- Requirements
Print the lines of the listing below verbatim from its first line through the line bearing "(area1.east -| list1.west);". Any pictures are to be omitted.
--- BEGIN Data for the task ---
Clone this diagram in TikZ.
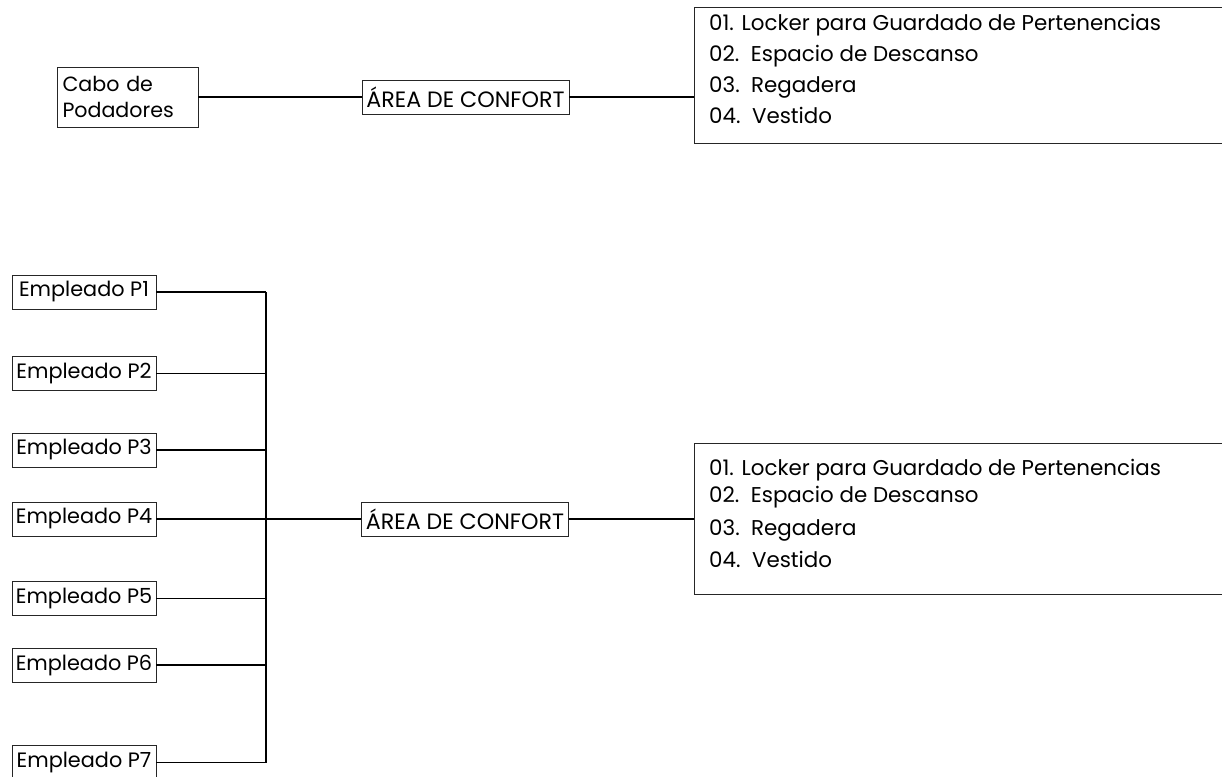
\documentclass[tikz,border=0pt]{standalone}
\usepackage{fontspec}
\setmainfont{Poppins}
\begin{document}
\begin{tikzpicture}[x=1pt,y=-1pt,
  box/.style={draw=black!85,line width=0.9pt,rectangle,inner sep=0pt},
  emp/.style={box,minimum width=144,minimum height=34,font=\fontsize{20.8}{26}\selectfont},
  area/.style={box,minimum width=207,minimum height=34,font=\fontsize{22.2}{26}\selectfont},
  listbox/.style={draw=black!85,line width=0.9pt,rectangle,inner sep=0pt,minimum width=600,anchor=north west},
  item/.style={anchor=base west,inner sep=0pt,font=\fontsize{21.4}{24}\selectfont},
  conn/.style={draw=black,line width=1.3pt}]
\useasboundingbox (0,0) rectangle (1222,776);
\clip (0,0) rectangle (1222,776);
\fill[white] (0,0) rectangle (1222,776);

% top part
\node[box,minimum width=141,minimum height=60,text width=130,align=left,font=\fontsize{20.6}{26}\selectfont] (cabo) at (127.5,97) {Cabo de\\Podadores};
\node[area] (area1) at (465.5,97) {ÁREA DE CONFORT};
\node[listbox,minimum height=136] (list1) at (694,7) {};
\node[item] (l1a) at (709,31) {01. Locker para Guardado de Pertenencias};
\node[item] (l1b) at (709,61) {02.\ \ Espacio de Descanso};
\node[item] (l1c) at (709,92) {03.\ \ Regadera};
\node[item] (l1d) at (709,123) {04.\ \ Vestido};
\draw[conn] (cabo.east) -- (area1.west);
\draw[conn] (area1.east) -- (area1.east -| list1.west);

% bottom part
\node[emp] (e1) at (84,292) {Empleado P1};
\node[emp] (e2) at (84,373.5) {Empleado P2};
\node[emp] (e3) at (84,450) {Empleado P3};
\node[emp] (e4) at (84,519) {Empleado P4};
\node[emp] (e5) at (84,598.5) {Empleado P5};
\node[emp] (e6) at (84,665) {Empleado P6};
\node[emp] (e7) at (84,762.5) {Empleado P7};
\coordinate (bus) at (266,0);
\node[area] (area2) at (465,519) {ÁREA DE CONFORT};
\node[listbox,minimum height=151] (list2) at (694,443) {};
\node[item] (l2a) at (709,475) {01. Locker para Guardado de Pertenencias};
\node[item] (l2b) at (709,502) {02.\ \ Espacio de Descanso};
\node[item] (l2c) at (709,535) {03.\ \ Regadera};
\node[item] (l2d) at (709,567) {04.\ \ Vestido};

\draw[conn] (e1.east -| bus) -- (e7.east -| bus);
\foreach \e in {e1,e2,e3,e5,e6,e7}{
  \draw[conn] (\e.east) -- (\e.east -| bus);
}
\draw[conn] (e4.east) -- (area2.west);
\draw[conn] (area2.east) -- (area2.east -| list2.west);
\end{tikzpicture}
\end{document}
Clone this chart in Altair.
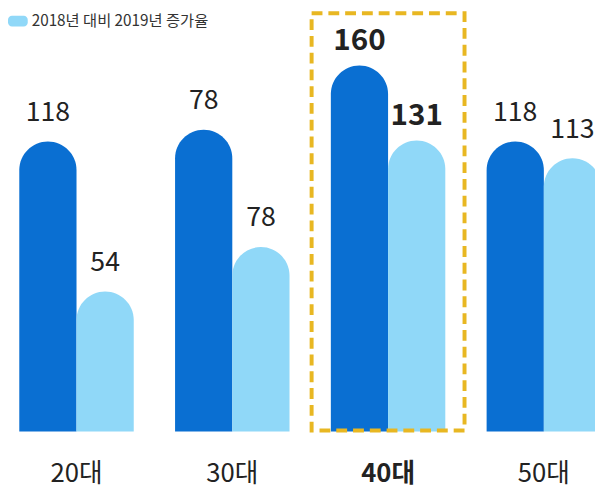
import altair as alt
import pandas as pd

categories = ["20대", "30대", "40대", "50대"]
series_names = ["2019년", "2018년 대비 2019년 증가율"]
dark_heights = [294, 306, 371, 294]
light_heights = [142, 187, 295, 277]
dark_labels = [118, 78, 160, 118]
light_labels = [54, 78, 131, 113]
highlight = "40대"

DARK = "#0a6fd2"
LIGHT = "#90d8f8"
GOLD = "#e8b722"
TEXT = "#222222"
FONT = "Noto Sans CJK KR"

rows = []
for i, c in enumerate(categories):
    rows.append(dict(cat=c, series=series_names[0], h=dark_heights[i], label=str(dark_labels[i])))
    rows.append(dict(cat=c, series=series_names[1], h=light_heights[i], label=str(light_labels[i])))
df = pd.DataFrame(rows)

x_enc = alt.X("cat:N", sort=categories, axis=None,
              scale=alt.Scale(domain=categories, range=[-9.5, 622.1],
                              paddingInner=0, paddingOuter=0))
xo_enc = alt.XOffset("series:N", sort=series_names,
                     scale=alt.Scale(domain=series_names, paddingInner=0, paddingOuter=0.361))
y_scale = alt.Scale(domain=[-57, 426], nice=False, zero=False)

pill = ("M-0.6,-0.55 H0.6 A0.4,0.4 0 0 1 1,-0.15 V0.15 A0.4,0.4 0 0 1 0.6,0.55 "
        "H-0.6 A0.4,0.4 0 0 1 -1,0.15 V-0.15 A0.4,0.4 0 0 1 -0.6,-0.55 Z")

color_enc = alt.Color(
    "series:N",
    scale=alt.Scale(domain=series_names, range=[DARK, LIGHT]),
    legend=alt.Legend(values=[series_names[1]], orient="none", legendX=0, legendY=0,
                      title=None, symbolType=pill, symbolSize=400, symbolStrokeWidth=0,
                      labelFont=FONT, labelFontSize=15.5, labelColor="#333333",
                      labelOffset=4, labelLimit=400, padding=0),
)

base = alt.Chart(df)

bars = base.mark_bar(cornerRadiusTopLeft=29, cornerRadiusTopRight=29).encode(
    x=x_enc, xOffset=xo_enc,
    y=alt.Y("h:Q", axis=None, scale=y_scale),
    y2=alt.datum(0),
    color=color_enc,
)

val_normal = base.transform_filter(alt.datum.cat != highlight).mark_text(
    font=FONT, fontSize=27, color=TEXT, baseline="middle", dy=-29
).encode(x=x_enc, xOffset=xo_enc, y=alt.Y("h:Q", scale=y_scale), text="label:N")

val_bold = base.transform_filter(alt.datum.cat == highlight).mark_text(
    font=FONT, fontSize=30, fontWeight="bold", color=TEXT, baseline="middle", dy=-25
).encode(x=x_enc, xOffset=xo_enc, y=alt.Y("h:Q", scale=y_scale), text="label:N")

cat_df = pd.DataFrame({"cat": categories})
cat_normal = alt.Chart(cat_df).transform_filter(alt.datum.cat != highlight).mark_text(
    font=FONT, fontSize=26, color=TEXT, baseline="middle"
).encode(x=x_enc, y=alt.value(469), text="cat:N")

cat_bold = alt.Chart(cat_df).transform_filter(alt.datum.cat == highlight).mark_text(
    font=FONT, fontSize=26, fontWeight="bold", color=TEXT, baseline="middle"
).encode(x=x_enc, y=alt.value(469), text="cat:N")

box = alt.Chart(cat_df).transform_filter(alt.datum.cat == highlight).mark_bar(
    fillOpacity=0, stroke=GOLD, strokeWidth=4, strokeDash=[11, 6], width=155
).encode(x=x_enc, y=alt.value(2), y2=alt.value(425))

chart = alt.layer(bars, val_normal, val_bold, cat_normal, cat_bold, box).properties(
    width=595, height=483, padding=0,
    autosize=alt.AutoSizeParams(type="none"),
    background="white",
).configure_view(stroke=None)

chart.save("out.html", embed_options={"renderer": "svg", "actions": False})
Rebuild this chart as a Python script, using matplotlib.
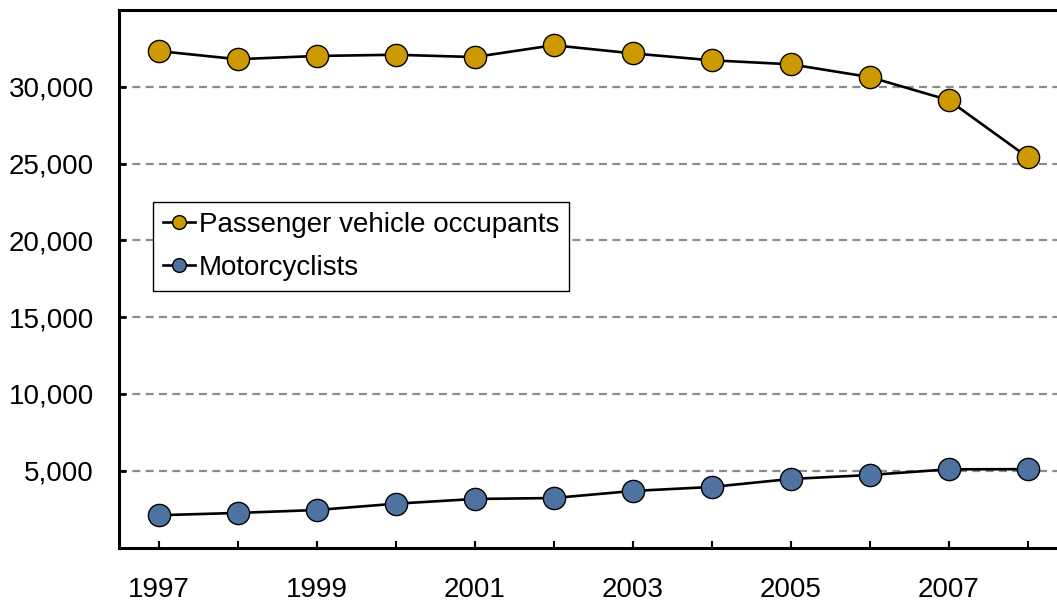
import matplotlib
matplotlib.use("Agg")
import matplotlib.pyplot as plt
from matplotlib.ticker import FuncFormatter

# data
years = [1997, 1998, 1999, 2000, 2001, 2002, 2003, 2004, 2005, 2006, 2007, 2008]
passenger = [32320, 31790, 32000, 32080, 31930, 32700, 32170, 31720, 31460, 30630, 29130, 25420]
motorcyclists = [2100, 2250, 2440, 2850, 3160, 3220, 3680, 3940, 4460, 4720, 5090, 5100]
y_ticks = [5000, 10000, 15000, 20000, 25000, 30000]

plt.rcParams['font.family'] = ['Liberation Sans', 'DejaVu Sans']

fig = plt.figure(figsize=(10.57, 6.02), dpi=100)
W, H = 1057, 602
# right edge lies a little beyond the image, like the reference crop
ax = fig.add_axes([119 / W, 1 - 547.5 / H, (1067 - 119) / W, (547.5 - 9.9) / H])

gold = '#CC9900'
blue = '#4E73A0'

for yv in y_ticks:
    ax.axhline(yv, color='#8C8C8C', lw=1.6, ls=(0, (3.6, 2.4)), zorder=1)

ax.plot(years, passenger, color='black', lw=1.9, marker='o', ms=16,
        mfc=gold, mec='black', mew=1.0, label='Passenger vehicle occupants', zorder=3)
ax.plot(years, motorcyclists, color='black', lw=1.9, marker='o', ms=16,
        mfc=blue, mec='black', mew=1.0, label='Motorcyclists', zorder=3)

ax.set_xlim(1996.5, 2008.5)
ax.set_ylim(0, 35000)

ax.set_xticks(years)
ax.set_xticklabels([str(y) if y % 2 == 1 else '' for y in years])
ax.set_yticks(y_ticks)
ax.yaxis.set_major_formatter(FuncFormatter(lambda v, p: f'{int(v):,}'))

ax.tick_params(axis='x', direction='in', length=5, width=1.5, pad=21, labelsize=20)
ax.tick_params(axis='y', direction='in', length=5, width=2, pad=18, labelsize=20)

for s in ax.spines.values():
    s.set_linewidth(2.2)
    s.set_color('black')

leg = ax.legend(loc='upper left', bbox_to_anchor=(152.7 / W, 1 - 201.7 / H),
                bbox_transform=fig.transFigure, borderaxespad=0, fontsize=20,
                frameon=True, fancybox=False, framealpha=1, edgecolor='black',
                markerscale=0.62, handlelength=1.15, handletextpad=0.15,
                labelspacing=0.62, borderpad=0.36)
leg.get_frame().set_linewidth(1.0)

fig.savefig('out.png', dpi=100)
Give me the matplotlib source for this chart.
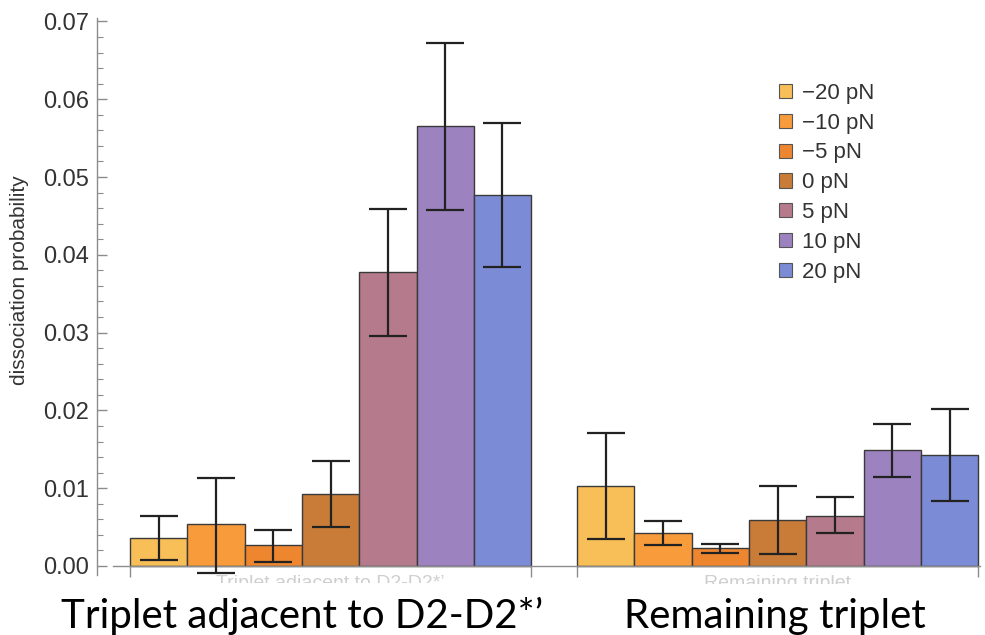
--- END Data for the task ---
- Answer to this exercise
Clone this diagram in TikZ.
\documentclass[tikz,border=0pt]{standalone}
\usepackage{fontspec}
\setmainfont{Poppins}
\begin{document}
\begin{tikzpicture}[x=1pt,y=-1pt,
  box/.style={draw=black!85,line width=0.9pt,rectangle,inner sep=0pt},
  emp/.style={box,minimum width=144,minimum height=34,font=\fontsize{20.8}{26}\selectfont},
  area/.style={box,minimum width=207,minimum height=34,font=\fontsize{22.2}{26}\selectfont},
  listbox/.style={draw=black!85,line width=0.9pt,rectangle,inner sep=0pt,minimum width=600,anchor=north west},
  item/.style={anchor=base west,inner sep=0pt,font=\fontsize{21.4}{24}\selectfont},
  conn/.style={draw=black,line width=1.3pt}]
\useasboundingbox (0,0) rectangle (1222,776);
\clip (0,0) rectangle (1222,776);
\fill[white] (0,0) rectangle (1222,776);

% top part
\node[box,minimum width=141,minimum height=60,text width=130,align=left,font=\fontsize{20.6}{26}\selectfont] (cabo) at (127.5,97) {Cabo de\\Podadores};
\node[area] (area1) at (465.5,97) {ÁREA DE CONFORT};
\node[listbox,minimum height=136] (list1) at (694,7) {};
\node[item] (l1a) at (709,31) {01. Locker para Guardado de Pertenencias};
\node[item] (l1b) at (709,61) {02.\ \ Espacio de Descanso};
\node[item] (l1c) at (709,92) {03.\ \ Regadera};
\node[item] (l1d) at (709,123) {04.\ \ Vestido};
\draw[conn] (cabo.east) -- (area1.west);
\draw[conn] (area1.east) -- (area1.east -| list1.west);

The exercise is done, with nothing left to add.